WORK TO DO
The line containing "0.005, 0.007, 0.005]" marks the end: extract everything from the first line of the data through that line, exactly, with no pictures.

_ _ _ _ _ _ _

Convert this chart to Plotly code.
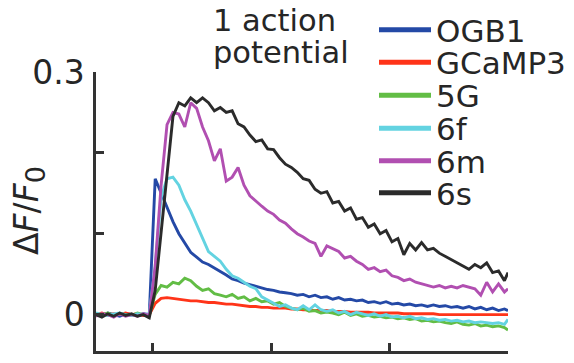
import plotly.graph_objects as go

# ---------------- data ----------------
time_s = [-0.48, -0.43, -0.38, -0.33, -0.28, -0.23, -0.18, -0.13, -0.08, -0.03,
          0.02, 0.07, 0.12, 0.17, 0.22, 0.27, 0.32, 0.37, 0.42, 0.47,
          0.52, 0.57, 0.62, 0.67, 0.72, 0.77, 0.82, 0.87, 0.92, 0.97,
          1.02, 1.07, 1.12, 1.17, 1.22, 1.27, 1.32, 1.37, 1.42, 1.47,
          1.52, 1.57, 1.62, 1.67, 1.72, 1.77, 1.82, 1.87, 1.92, 1.97,
          2.02, 2.07, 2.12, 2.17, 2.22, 2.27, 2.32, 2.37, 2.42, 2.47,
          2.52, 2.57, 2.62, 2.67, 2.72, 2.77, 2.82, 2.87, 2.92, 2.97, 3.00]

ogb1 = [0.001, -0.001, 0.002, 0.000, -0.002, 0.001, 0.000, -0.001, 0.001, 0.000,
        0.168, 0.150, 0.133, 0.115, 0.100, 0.088, 0.077, 0.071, 0.065, 0.062,
        0.058, 0.054, 0.049, 0.044, 0.042, 0.039, 0.037, 0.035, 0.033, 0.031,
        0.030, 0.028, 0.027, 0.026, 0.024, 0.025, 0.022, 0.024, 0.021, 0.022,
        0.019, 0.021, 0.018, 0.019, 0.017, 0.018, 0.015, 0.016, 0.014, 0.016,
        0.013, 0.014, 0.012, 0.013, 0.011, 0.012, 0.010, 0.012, 0.010, 0.011,
        0.009, 0.010, 0.008, 0.010, 0.007, 0.009, 0.006, 0.008, 0.005, 0.007, 0.005]

gcamp3 = [0.000, 0.002, -0.001, 0.001, 0.000, 0.002, 0.000, 0.001, -0.001, 0.000,
          0.014, 0.020, 0.021, 0.020, 0.019, 0.018, 0.017, 0.017, 0.016, 0.015,
          0.015, 0.014, 0.013, 0.013, 0.012, 0.011, 0.010, 0.010, 0.009, 0.009,
          0.008, 0.008, 0.008, 0.007, 0.007, 0.006, 0.006, 0.005, 0.005, 0.005,
          0.004, 0.004, 0.004, 0.003, 0.003, 0.003, 0.003, 0.002, 0.002, 0.002,
          0.002, 0.002, 0.001, 0.001, 0.001, 0.001, 0.001, 0.001, 0.000, 0.000,
          0.000, 0.000, 0.000, 0.000, 0.000, 0.000, 0.000, 0.000, 0.000, 0.000, 0.000]

g5 = [0.001, 0.000, 0.002, -0.001, 0.001, 0.000, -0.001, 0.002, 0.000, -0.001,
      0.025, 0.036, 0.034, 0.040, 0.038, 0.045, 0.042, 0.035, 0.030, 0.032,
      0.026, 0.024, 0.022, 0.025, 0.020, 0.022, 0.017, 0.020, 0.016, 0.017,
      0.013, 0.015, 0.010, 0.008, 0.006, 0.008, 0.004, 0.005, 0.002, 0.003,
      0.002, 0.000, 0.003, -0.001, 0.001, -0.002, -0.001, -0.003, -0.002, -0.004,
      -0.003, -0.005, -0.004, -0.006, -0.005, -0.008, -0.007, -0.009, -0.008, -0.010,
      -0.011, -0.009, -0.012, -0.013, -0.011, -0.014, -0.013, -0.015, -0.014, -0.016, -0.019]

g6f = [0.002, 0.000, -0.001, 0.001, 0.002, 0.000, -0.001, 0.001, 0.000, 0.001,
       0.060, 0.145, 0.168, 0.170, 0.160, 0.142, 0.128, 0.112, 0.094, 0.078,
       0.072, 0.066, 0.056, 0.048, 0.045, 0.040, 0.035, 0.032, 0.022, 0.018,
       0.014, 0.010, 0.012, 0.008, 0.006, 0.011, 0.006, 0.012, 0.006, 0.004,
       0.006, 0.002, 0.004, 0.000, 0.003, 0.001, -0.001, 0.001, -0.002, 0.000,
       -0.003, -0.002, -0.004, -0.002, -0.005, -0.004, -0.006, -0.005, -0.007, -0.006,
       -0.008, -0.007, -0.009, -0.008, -0.010, -0.009, -0.010, -0.011, -0.010, -0.012, -0.006]

g6m = [-0.002, 0.001, 0.000, -0.003, 0.001, -0.002, 0.000, -0.002, 0.001, -0.001,
       0.060, 0.160, 0.235, 0.250, 0.248, 0.232, 0.262, 0.255, 0.232, 0.215,
       0.190, 0.205, 0.165, 0.170, 0.182, 0.160, 0.147, 0.140, 0.134, 0.128,
       0.124, 0.117, 0.113, 0.106, 0.100, 0.096, 0.091, 0.088, 0.072, 0.085,
       0.082, 0.078, 0.070, 0.072, 0.066, 0.062, 0.056, 0.058, 0.053, 0.055,
       0.048, 0.046, 0.042, 0.044, 0.040, 0.038, 0.036, 0.034, 0.036, 0.033,
       0.035, 0.033, 0.036, 0.034, 0.032, 0.024, 0.040, 0.028, 0.038, 0.028, 0.032]

g6s = [0.000, -0.003, 0.001, -0.002, 0.002, -0.001, 0.001, -0.002, 0.000, -0.004,
       0.030, 0.100, 0.175, 0.245, 0.262, 0.258, 0.268, 0.262, 0.268, 0.262,
       0.252, 0.256, 0.250, 0.252, 0.236, 0.232, 0.222, 0.214, 0.216, 0.205,
       0.204, 0.194, 0.186, 0.182, 0.176, 0.168, 0.166, 0.155, 0.150, 0.152,
       0.138, 0.140, 0.128, 0.132, 0.118, 0.120, 0.108, 0.112, 0.100, 0.104,
       0.090, 0.094, 0.074, 0.088, 0.080, 0.089, 0.080, 0.082, 0.076, 0.072,
       0.068, 0.064, 0.060, 0.056, 0.062, 0.058, 0.064, 0.052, 0.054, 0.042, 0.052]

series_names = ["OGB1", "GCaMP3", "5G", "6f", "6m", "6s"]
series_values = [ogb1, gcamp3, g5, g6f, g6m, g6s]

x_tick_vals = [0, 1, 2, 3]
y_label_vals = [0, 0.3]
y_label_text = ["0", "0.3"]
y_minor_vals = [0.1, 0.2]

# ---------------- styling ----------------
colors = ["#2449a6", "#ff3419", "#62bd45", "#63d3e1", "#b14fb1", "#2b2b2b"]
TXT = "#262626"
AX = "#333333"
FONT = "DejaVu Sans"

W, H = 574, 363
L, R, T, B = 96, 66, 72, 12
PW, PH = W - L - R, H - T - B


def px_x(px):
    return (px - L) / PW


def px_y(py):
    return (H - B - py) / PH


fig = go.Figure()
for name, vals, col in zip(series_names, series_values, colors):
    fig.add_trace(go.Scatter(x=time_s, y=vals, mode="lines", name=name,
                             line=dict(color=col, width=2.9),
                             showlegend=False, cliponaxis=False, hoverinfo="skip"))

legend_y_px = [30, 62.5, 95.5, 128.5, 161, 193]
for i, (name, col) in enumerate(zip(series_names, colors)):
    lg = "legend" if i == 0 else f"legend{i + 1}"
    fig.add_trace(go.Scatter(x=[None], y=[None], mode="lines", name=name,
                             line=dict(color=col, width=5), legend=lg,
                             showlegend=True, hoverinfo="skip"))
    fig.update_layout(**{lg: dict(x=px_x(374), y=px_y(legend_y_px[i]),
                                  xanchor="left", yanchor="middle",
                                  bgcolor="rgba(0,0,0,0)", borderwidth=0,
                                  font=dict(family=FONT, size=31, color=TXT),
                                  itemwidth=52)})

fig.update_layout(
    width=W, height=H,
    margin=dict(l=L, r=R, t=T, b=B, pad=0, autoexpand=False),
    paper_bgcolor="white", plot_bgcolor="white",
    showlegend=True,
    font=dict(family=FONT, color=TXT),
    xaxis=dict(range=[-0.48, 3.0], showgrid=False, zeroline=False,
               showline=True, linecolor=AX, linewidth=2.5,
               ticks="inside", ticklen=8, tickwidth=2.5, tickcolor=AX,
               tickvals=x_tick_vals, showticklabels=False, fixedrange=True),
    yaxis=dict(range=[-0.045, 0.3], showgrid=False, zeroline=False,
               showline=True, linecolor=AX, linewidth=2.5,
               ticks="inside", ticklen=8, tickwidth=2.5, tickcolor=AX,
               tickvals=y_label_vals, ticktext=y_label_text,
               minor=dict(tickvals=y_minor_vals, ticks="inside", ticklen=8,
                          tickwidth=2.5, tickcolor=AX, showgrid=False),
               tickfont=dict(family=FONT, size=33, color=TXT),
               ticklabelstandoff=2, fixedrange=True),
    annotations=[
        dict(text="Δ<i>F</i>/<i>F</i><sub><span style='font-size:27px'>0</span></sub>",
             textangle=-90,
             x=px_x(29), y=px_y(211), xref="paper", yref="paper",
             xanchor="center", yanchor="middle", showarrow=False,
             font=dict(family=FONT, size=33, color=TXT)),
        dict(text="1 action", x=px_x(211), y=px_y(21), xref="paper", yref="paper",
             xanchor="left", yanchor="middle", showarrow=False,
             font=dict(family=FONT, size=30.5, color=TXT)),
        dict(text="potential", x=px_x(211), y=px_y(52), xref="paper", yref="paper",
             xanchor="left", yanchor="middle", showarrow=False,
             font=dict(family=FONT, size=30.5, color=TXT)),
    ],
)

fig.write_html("out.html", config={"displayModeBar": False},
               post_script="document.body.style.margin='0px';")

_ _ _ _ _ _ _

TASK RESULT
Convert this chart to Plotly code.
import plotly.graph_objects as go

# ---------------- data ----------------
time_s = [-0.48, -0.43, -0.38, -0.33, -0.28, -0.23, -0.18, -0.13, -0.08, -0.03,
          0.02, 0.07, 0.12, 0.17, 0.22, 0.27, 0.32, 0.37, 0.42, 0.47,
          0.52, 0.57, 0.62, 0.67, 0.72, 0.77, 0.82, 0.87, 0.92, 0.97,
          1.02, 1.07, 1.12, 1.17, 1.22, 1.27, 1.32, 1.37, 1.42, 1.47,
          1.52, 1.57, 1.62, 1.67, 1.72, 1.77, 1.82, 1.87, 1.92, 1.97,
          2.02, 2.07, 2.12, 2.17, 2.22, 2.27, 2.32, 2.37, 2.42, 2.47,
          2.52, 2.57, 2.62, 2.67, 2.72, 2.77, 2.82, 2.87, 2.92, 2.97, 3.00]

ogb1 = [0.001, -0.001, 0.002, 0.000, -0.002, 0.001, 0.000, -0.001, 0.001, 0.000,
        0.168, 0.150, 0.133, 0.115, 0.100, 0.088, 0.077, 0.071, 0.065, 0.062,
        0.058, 0.054, 0.049, 0.044, 0.042, 0.039, 0.037, 0.035, 0.033, 0.031,
        0.030, 0.028, 0.027, 0.026, 0.024, 0.025, 0.022, 0.024, 0.021, 0.022,
        0.019, 0.021, 0.018, 0.019, 0.017, 0.018, 0.015, 0.016, 0.014, 0.016,
        0.013, 0.014, 0.012, 0.013, 0.011, 0.012, 0.010, 0.012, 0.010, 0.011,
        0.009, 0.010, 0.008, 0.010, 0.007, 0.009, 0.006, 0.008, 0.005, 0.007, 0.005]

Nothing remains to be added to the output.